RSS is not only about getting news and blog updates in your RSS aggregator, though that is one of the great uses of RSS. It’s bigger than that. RSS is for gathering, sending, relocating, syndicating and updating content to make it relevant and customized to fulfill your needs - no rules, standard applications or limits on what it can do, RSS is a backbone technology for moving and updating content, making the options of what can be done with the technology nearly unlimited from a marketing perspective.
2007 will be THE year of RSS, as I have been saying now for a while, and I’m not the only one, but the explosion won’t come from people simply adopting the practice of reading feeds in their RSS aggregators. It will come from innovation with RSS in a variety of online markets - using it to do new things and improve old online practices. We need to start thinking about RSS outside the traditional aggregator and start exploring the many ways it can revolutionize the online marketplace. Here are two examples:
Just in the past few weeks, there have been some interesting adoptions of innovative uses of RSS. Reuters will use Pluck’s BlogBurst product to bring relevant blog content to Reuters’ online news properties allowing bloggers to have a voice in the news. How is the blog content delivered? RSS of course.
Another great example of an outside-the-aggregator use of RSS is in the new AIM 6.0 which updates users when their buddies have uploaded content to the web. When your friends’ videos have been added to YouTube or pictures added to Flickr (among many others services), AIM users receive updates, via RSS, of the new content.
In both of these examples, RSS is used as a method of transport, a way of getting content from one place to another and always keeping it updated. Believe it or not, this has not always been easy to do, and RSS is the first technology to simplify this process in a scalable manner.
From an RSS marketing perspective, ads in RSS feeds have been around for a while now and provide a great way for publishers to monetize their RSS content and for advertisers to reach a very targeted audience. But this is just the beginning. The real innovation in RSS marketing will come in the form of people using RSS to power online advertising - on-site, in feeds and even offline (Times Square perhaps?) - Feed powered ads.
Marketers are always looking for ways to make their marketing creative and methods of targeting consumers as relevant as possible. Using RSS to power ad creative keeps the ad fresh because it is automatically updated with the new feed content with little or no effort required from a human. Feed powered ads can also be associated with any feeds you choose, allowing for specific content to be fed to different sites based on the content and demographic of the site. The result of these capabilities is highly relevant advertising with updated content that consumers can act upon. Up to the minute content in ads gives marketers a whole new way of targeting potential customers and it will be interesting to see how people begin to innovate with it.
A few companies have actually taken stabs at it, but feed powered ads are in there infancy and will grow and be developed to do great things and really revolutionize online marketing.

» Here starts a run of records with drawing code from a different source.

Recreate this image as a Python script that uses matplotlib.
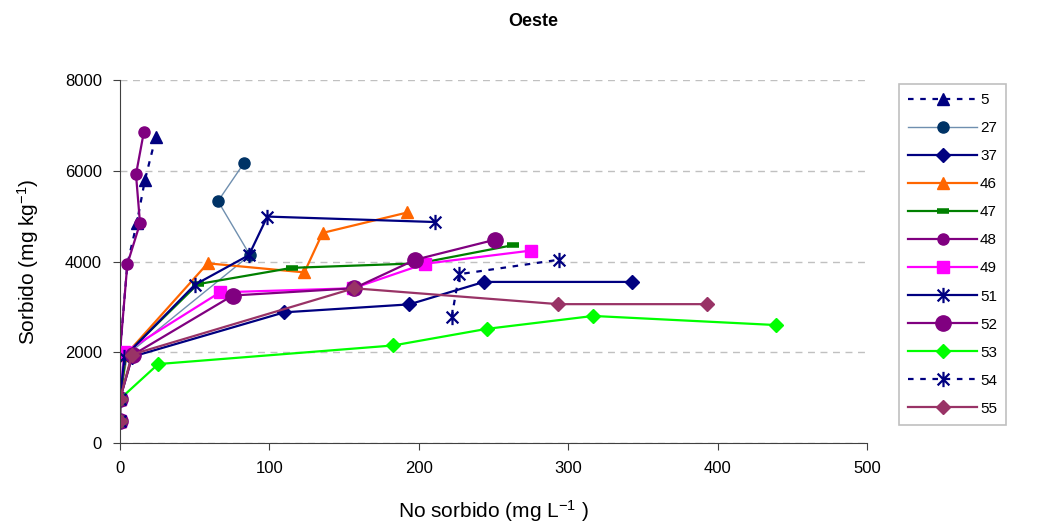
import numpy as np
import matplotlib
matplotlib.use("Agg")
import matplotlib.pyplot as plt
from matplotlib.path import Path

plt.rcParams['font.family'] = ['Liberation Sans', 'DejaVu Sans']
plt.rcParams['mathtext.fontset'] = 'custom'
plt.rcParams['mathtext.rm'] = 'Liberation Sans'
plt.rcParams['mathtext.it'] = 'Liberation Sans'
plt.rcParams['mathtext.default'] = 'regular'

# series data (x = no sorbido, y = sorbido)
labels = ["5", "27", "37", "46", "47", "48", "49", "51", "52", "53", "54", "55"]
x_5 = [0, 0, 0, 4.9, 11.2, 16.7, 24.0]
y_5 = [490, 970, 2005, 3940, 4840, 5800, 6750]
x_27 = [0, 0, 5, 87, 65.6, 83]
y_27 = [490, 970, 1950, 4140, 5330, 6170]
x_37 = [0, 0, 8, 110, 193.6, 243.6, 343]
y_37 = [490, 970, 1900, 2880, 3055, 3550, 3550]
x_46 = [0, 0, 4, 58.7, 123.4, 135.6, 192.3]
y_46 = [490, 970, 1950, 3960, 3760, 4630, 5080]
x_47 = [0, 0, 4, 52, 115, 200, 263]
y_47 = [490, 970, 1950, 3500, 3860, 3960, 4360]
x_48 = [0, 0, 0, 4.9, 13.4, 10.7, 16.0]
y_48 = [490, 970, 2005, 3940, 4840, 5920, 6860]
x_49 = [0, 0, 3, 66.9, 156, 204, 274.9]
y_49 = [490, 970, 2000, 3320, 3410, 3950, 4240]
x_51 = [0, 0, 3, 50.2, 86.3, 98.6, 210.8]
y_51 = [490, 970, 1900, 3490, 4140, 4990, 4870]
x_52 = [0, 0, 8.5, 75.4, 156.6, 197.7, 251]
y_52 = [490, 970, 1940, 3250, 3410, 4040, 4480]
x_53 = [0, 0, 25.6, 183, 245.4, 316.8, 438.8]
y_53 = [490, 970, 1740, 2150, 2515, 2800, 2600]
x_54 = [0, 0, np.nan, 222, 227, 294]
y_54 = [490, 970, np.nan, 2770, 3720, 4040]
x_55 = [0, 0, 8, 156.6, 293.4, 392.6]
y_55 = [490, 970, 1950, 3410, 3060, 3060]

# excel style asterisk: an x with a vertical bar
asterisk = Path([(-1, -1), (1, 1), (-1, 1), (1, -1), (0, -1.3), (0, 1.3)],
                [Path.MOVETO, Path.LINETO, Path.MOVETO, Path.LINETO,
                 Path.MOVETO, Path.LINETO])

dash = (0, (2.5, 3))
styles = [
    dict(color="#000080", ls=dash, marker="^", ms=9, markevery=[0, 1, 4, 5, 6]),
    dict(color="#6F8FAF", lw=1.0, marker="o", ms=8, mfc="#003366", mec="#003366"),
    dict(color="#000080", marker="D", ms=7),
    dict(color="#FF6600", marker="^", ms=9),
    dict(color="#008000", marker="_", ms=9, mew=4),
    dict(color="#800080", marker="o", ms=8),
    dict(color="#FF00FF", marker="s", ms=8),
    dict(color="#000080", marker=asterisk, ms=11, mew=1.6, mfc="none"),
    dict(color="#800080", marker="o", ms=11),
    dict(color="#00FF00", marker="D", ms=7),
    dict(color="#000080", ls=dash, marker=asterisk, ms=11, mew=1.6, mfc="none"),
    dict(color="#993366", marker="D", ms=7),
]
xs = [x_5, x_27, x_37, x_46, x_47, x_48, x_49, x_51, x_52, x_53, x_54, x_55]
ys = [y_5, y_27, y_37, y_46, y_47, y_48, y_49, y_51, y_52, y_53, y_54, y_55]

fig = plt.figure(figsize=(10.37, 5.27), dpi=100)
ax = fig.add_axes([120 / 1037, 84 / 527, 747 / 1037, 363 / 527])

for x, y, lab, st in zip(xs, ys, labels, styles):
    st = dict(st)
    st.setdefault("lw", 1.6)
    ax.plot(x, y, label=lab, **st)

ax.set_xlim(0, 500)
ax.set_ylim(0, 8000)
ax.set_xticks(np.arange(0, 501, 100))
ax.set_yticks(np.arange(0, 8001, 2000))
ax.yaxis.grid(True, ls=(0, (5, 4)), color="#c0c0c0", lw=1)
ax.set_axisbelow(True)
for s in ["top", "right"]:
    ax.spines[s].set_visible(False)
for s in ["left", "bottom"]:
    ax.spines[s].set_color("#404040")
ax.tick_params(direction="out", length=5, color="#404040", labelsize=12, pad=8)

ax.set_xlabel("No sorbido (mg L$^{-1}$ )", fontsize=15, labelpad=16)
ax.set_ylabel("Sorbido (mg kg$^{-1}$)", fontsize=15, labelpad=17)
fig.text(533 / 1037, 1 - 22 / 527, "Oeste", fontsize=13, fontweight="bold",
         ha="center", va="center")

leg = fig.legend(loc="upper left", bbox_to_anchor=(899 / 1037, 1 - 84 / 527),
                 fontsize=11, handlelength=4.5, labelspacing=0.92,
                 borderpad=0.6, handletextpad=0.2, fancybox=False,
                 framealpha=1, edgecolor="#c0c0c0", borderaxespad=0)
leg.get_frame().set_linewidth(1.2)

fig.savefig("out.png", dpi=100)
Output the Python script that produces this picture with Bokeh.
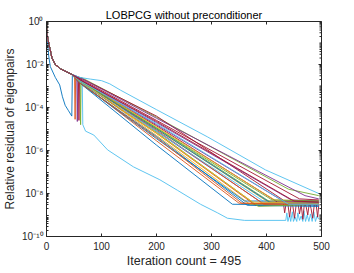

Keep an eye out for some cool new products, ad units and even new companies forming based on this concept. It’s proving to be the start of a new micro-economy. But unlike feeds in an aggregator, RSS feeds will now be in the background as the engine doing all the work. I see it as the “Intel Inside” of the Internet. You don’t see the dual-core Pentium processor, but it’s powering everything you do on your computer. Same will go for RSS on the Internet - it will power much of what people do online as it works quietly (but hard) in the background.
Who knows, maybe one day, just like the “Intel Inside” sticker on your computer, the billboard you drive by every morning with the digital ads that change on the fly will have a little sign in the corner reading “Powered by RSS.”